和邇
Wani are sea monsters that live in deep bodies of water. They have long, serpentine bodies, fins, and can breathe both air and water. Wani are able to shapeshift into humans, and there are even tales of wani and humans falling in love.
Wani are the rulers of the oceans and gods of the sea. They live in splendid coral palaces deep on the ocean floor. Wani have a complex political hierarchy which mirrors that of the surface world. There are kings and queens, princes and princess, courtesans, servants, and so on. Ōwatatsumi, also known as Ryūjin, is the greatest of them. He rules the sea from his palace Ryūgū-jō. He controls the ebb and flow of the ocean using the tide jewels kanju and manju.
Wani appear in the earliest written records of Japanese myths, the Kojiki and Nihon shoki. Their stories almost certainly date back even further, into the mists of prehistory. Scholars disagree over whether the earliest legends of wani originated in Japan or were imported from other cultures, citing similarities between wani and the Chinese long or the Indian naga. Wani play an important role in Japanese mythology, including in the mythological founding of Japan.

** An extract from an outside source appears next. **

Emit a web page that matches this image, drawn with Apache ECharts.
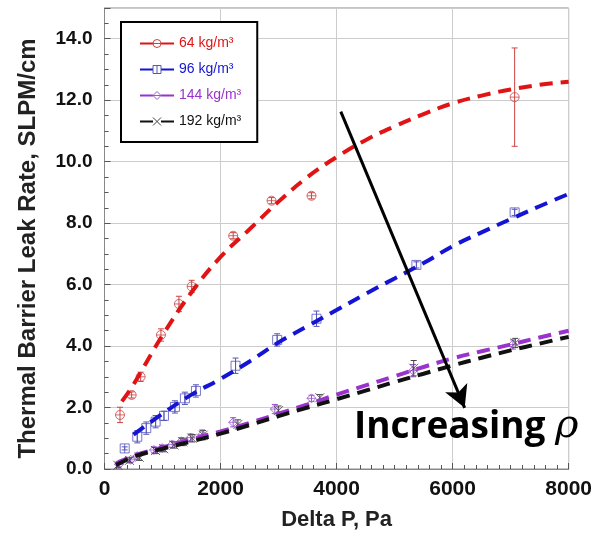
<!DOCTYPE html>
<html>
<head>
<meta charset="utf-8">
<script src="https://cdn.jsdelivr.net/npm/echarts@6/dist/echarts.min.js"></script>
<style>
  html, body { margin: 0; padding: 0; background: #fff; }
  #main { width: 595px; height: 539px; }
</style>
</head>
<body>
<div id="main"></div>
<script>
// 拟合曲线的横坐标 (Pa)
var curveX = [200, 300, 500, 1000, 1500, 2000, 2500, 3000, 3500, 4000, 4500, 5000, 5500, 6000, 6500, 7000, 7500, 8000];
// 拟合曲线 (SLPM/cm)
var fit64  = [null, 2.2, 2.75, 4.35, 5.75, 6.9, 7.8, 8.7, 9.5, 10.15, 10.7, 11.15, 11.55, 11.9, 12.15, 12.35, 12.5, 12.6];
var fit96  = [null, null, 1.12, 1.8, 2.42, 2.93, 3.5, 4.12, 4.65, 5.17, 5.7, 6.2, 6.7, 7.25, 7.7, 8.13, 8.55, 8.95];
var fit144 = [0.18, 0.27, 0.43, 0.7, 0.97, 1.22, 1.5, 1.8, 2.1, 2.42, 2.72, 3.02, 3.32, 3.6, 3.83, 4.05, 4.28, 4.5];
var fit192 = [0.13, 0.22, 0.4, 0.66, 0.9, 1.15, 1.43, 1.72, 2.0, 2.27, 2.55, 2.83, 3.1, 3.37, 3.62, 3.86, 4.08, 4.3];

// 实测点
var x64  = [267, 468, 623, 973, 1283, 1502, 2218, 2879, 3568, 7069];
var y64  = [1.76, 2.41, 3.0, 4.36, 5.37, 5.94, 7.59, 8.73, 8.89, 12.1];
var e64  = [0.25, 0.1, 0.15, 0.2, 0.25, 0.2, 0.1, 0.1, 0.1, 1.6];

var x96  = [348, 565, 720, 881, 1025, 1214, 1386, 1576, 2259, 2976, 3654, 5376, 7069];
var y96  = [0.67, 1.05, 1.33, 1.54, 1.73, 2.02, 2.3, 2.54, 3.36, 4.2, 4.89, 6.64, 8.35];
var e96  = [0.05, 0.2, 0.2, 0.2, 0.15, 0.2, 0.2, 0.2, 0.25, 0.2, 0.25, 0.1, 0.1];

var x144 = [250, 451, 565, 852, 995, 1168, 1323, 1484, 1684, 2218, 2936, 3568, 5318, 7040];
var y144 = [0.15, 0.3, 0.42, 0.62, 0.68, 0.8, 0.9, 1.02, 1.12, 1.52, 1.95, 2.3, 3.2, 4.05];
var e144 = [0.08, 0.08, 0.1, 0.1, 0.1, 0.1, 0.12, 0.12, 0.15, 0.15, 0.15, 0.1, 0.2, 0.15];

var x192 = [230, 430, 600, 880, 1020, 1200, 1350, 1510, 1700, 2300, 3000, 3711, 5330, 7080];
var y192 = [0.12, 0.28, 0.38, 0.6, 0.66, 0.78, 0.88, 1.0, 1.1, 1.45, 1.9, 2.32, 3.28, 4.1];
var e192 = [0.08, 0.08, 0.1, 0.1, 0.1, 0.1, 0.12, 0.12, 0.15, 0.15, 0.15, 0.1, 0.25, 0.15];

// 箭头起止点
var arrowFrom = [4073, 11.63];
var arrowTo   = [6208, 1.99];

var names = ['64 kg/m³', '96 kg/m³', '144 kg/m³', '192 kg/m³'];
var lineColors = ['#e01414', '#1414d2', '#9933cc', '#111111'];
var markColors = ['#cc4444', '#5555bb', '#9955cc', '#444444'];
var symbols = [
  'path://M0,10A10,10,0,1,1,20,10A10,10,0,1,1,0,10ZM0,10L20,10',
  'path://M0,0H20V20H0ZM10,0V20',
  'path://M10,0L20,10L10,20L0,10ZM0,10H20',
  'path://M0,0L20,20M20,0L0,20'
];

function pairs(xs, ys) {
  var out = [];
  for (var i = 0; i < xs.length; i++) {
    out.push([xs[i], ys[i]]);
  }
  return out;
}

function errData(xs, ys, es) {
  return xs.map(function (x, i) { return [x, ys[i] - es[i], ys[i] + es[i]]; });
}

var chart = echarts.init(document.getElementById('main'), null, { renderer: 'canvas' });

var fits = [fit64, fit96, fit144, fit192];
var pts = [[x64, y64, e64], [x96, y96, e96], [x144, y144, e144], [x192, y192, e192]];

var series = [];
// 曲线 (先放, legend 用它的图标)
fits.forEach(function (f, i) {
  series.push({
    name: names[i],
    type: 'line',
    smooth: 0.4,
    data: pairs(curveX, f),
    symbol: symbols[i],
    symbolSize: 9,
    showSymbol: false,
    lineStyle: { color: lineColors[i], width: 4, type: [13, 8] },
    itemStyle: { color: lineColors[i] },
    z: 3,
    silent: true
  });
});
// 误差棒
pts.forEach(function (p, i) {
  series.push({
    type: 'custom',
    data: errData(p[0], p[1], p[2]),
    renderItem: function (params, api) {
      var lo = api.coord([api.value(0), api.value(1)]);
      var hi = api.coord([api.value(0), api.value(2)]);
      var c = markColors[i];
      return {
        type: 'group',
        children: [
          { type: 'line', shape: { x1: lo[0], y1: lo[1], x2: hi[0], y2: hi[1] }, style: { stroke: c, lineWidth: 1 } },
          { type: 'line', shape: { x1: lo[0] - 3, y1: lo[1], x2: lo[0] + 3, y2: lo[1] }, style: { stroke: c, lineWidth: 1 } },
          { type: 'line', shape: { x1: hi[0] - 3, y1: hi[1], x2: hi[0] + 3, y2: hi[1] }, style: { stroke: c, lineWidth: 1 } }
        ]
      };
    },
    z: 2,
    silent: true
  });
});
// 实测点
pts.forEach(function (p, i) {
  series.push({
    type: 'scatter',
    data: pairs(p[0], p[1]),
    symbol: symbols[i],
    symbolSize: 9,
    itemStyle: { color: 'transparent', borderColor: markColors[i], borderWidth: 1 },
    z: 2,
    silent: true
  });
});
// 箭头
series.push({
  type: 'line',
  data: [],
  markLine: {
    silent: true,
    symbol: ['none', 'arrow'],
    symbolSize: [18, 22],
    label: { show: false },
    lineStyle: { color: '#000', width: 3, type: 'solid' },
    data: [[{ coord: arrowFrom }, { coord: arrowTo }]]
  },
  z: 5
});

var option;
option = {
  animation: false,
  backgroundColor: '#fff',
  grid: { left: 104.5, right: 26, top: 8, bottom: 70, show: true, borderColor: '#888', borderWidth: 1 },
  legend: {
    orient: 'vertical',
    left: 121,
    top: 22,
    padding: [14, 16, 13, 18],
    itemGap: 11,
    itemWidth: 34,
    itemHeight: 10,
    backgroundColor: '#fff',
    borderColor: '#000',
    borderWidth: 2,
    selectedMode: false,
    textStyle: { fontFamily: 'Liberation Sans', fontSize: 14, lineHeight: 15 },
    data: names.map(function (n, i) {
      return {
        name: n,
        textStyle: { color: lineColors[i] },
        itemStyle: { color: '#fff', borderColor: markColors[i], borderWidth: 1 }
      };
    })
  },
  xAxis: {
    type: 'value',
    min: 0,
    max: 8000,
    interval: 2000,
    name: 'Delta P, Pa',
    nameLocation: 'middle',
    nameGap: 40,
    nameTextStyle: { fontFamily: 'Liberation Sans', fontWeight: 'bold', fontSize: 22, color: '#222' },
    axisLine: { lineStyle: { color: '#888' } },
    axisTick: { inside: true, length: 6, lineStyle: { color: '#555' } },
    minorTick: { show: true, splitNumber: 10, length: 4, lineStyle: { color: '#555' } },
    splitLine: { show: true, lineStyle: { color: '#ccc' } },
    minorSplitLine: { show: false },
    axisLabel: {
      fontFamily: 'Liberation Sans', fontWeight: 'bold', fontSize: 21, color: '#111', margin: 10,
      formatter: function (v) { return String(v); }
    }
  },
  yAxis: {
    type: 'value',
    min: 0,
    max: 15,
    interval: 2,
    name: 'Thermal Barrier Leak Rate, SLPM/cm',
    nameLocation: 'middle',
    nameGap: 64,
    nameTextStyle: {
      fontFamily: 'Liberation Sans', fontWeight: 'bold', fontSize: 24, color: '#222',
      padding: [0, 20, 0, 0]
    },
    axisLine: { show: true, lineStyle: { color: '#888' } },
    axisTick: { inside: true, length: 6, lineStyle: { color: '#555' } },
    minorTick: { show: true, splitNumber: 4, length: 4, lineStyle: { color: '#555' } },
    splitLine: { show: true, lineStyle: { color: '#ccc' } },
    axisLabel: {
      fontFamily: 'Liberation Sans', fontWeight: 'bold', fontSize: 19, color: '#111', margin: 12,
      formatter: function (v) { return v > 14 ? '' : v.toFixed(1); }
    }
  },
  graphic: [{
    type: 'text',
    left: 354,
    top: 407,
    z: 10,
    style: {
      text: '{a|Increasing }{b|ρ}',
      rich: {
        a: { fontFamily: 'Open Sans', fontWeight: 'bold', fontSize: 37, fill: '#000' },
        b: { fontFamily: 'DejaVu Serif', fontStyle: 'italic', fontSize: 40, fill: '#000' }
      }
    }
  }],
  series: series
};

chart.setOption(option);
</script>
</body>
</html>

The word wani first appears in the Kojiki written with man’yōgana (an archaic phonetic syllabary). Later it came to be written with the kanji 鰐. Wani came to refer to sharks and other “sea monsters” that sailors and fishermen might encounter out at sea. The sea was a dangerous and mysterious place, and sailors may have thought that sharks were the powerful serpents of legends. Over time, the meaning of the word expanded to include to crocodiles as well as sharks, and then shifted to refer only to crocodiles. Today both the kanji and the name wani mean “crocodile” and are rarely used to refer to sea dragons.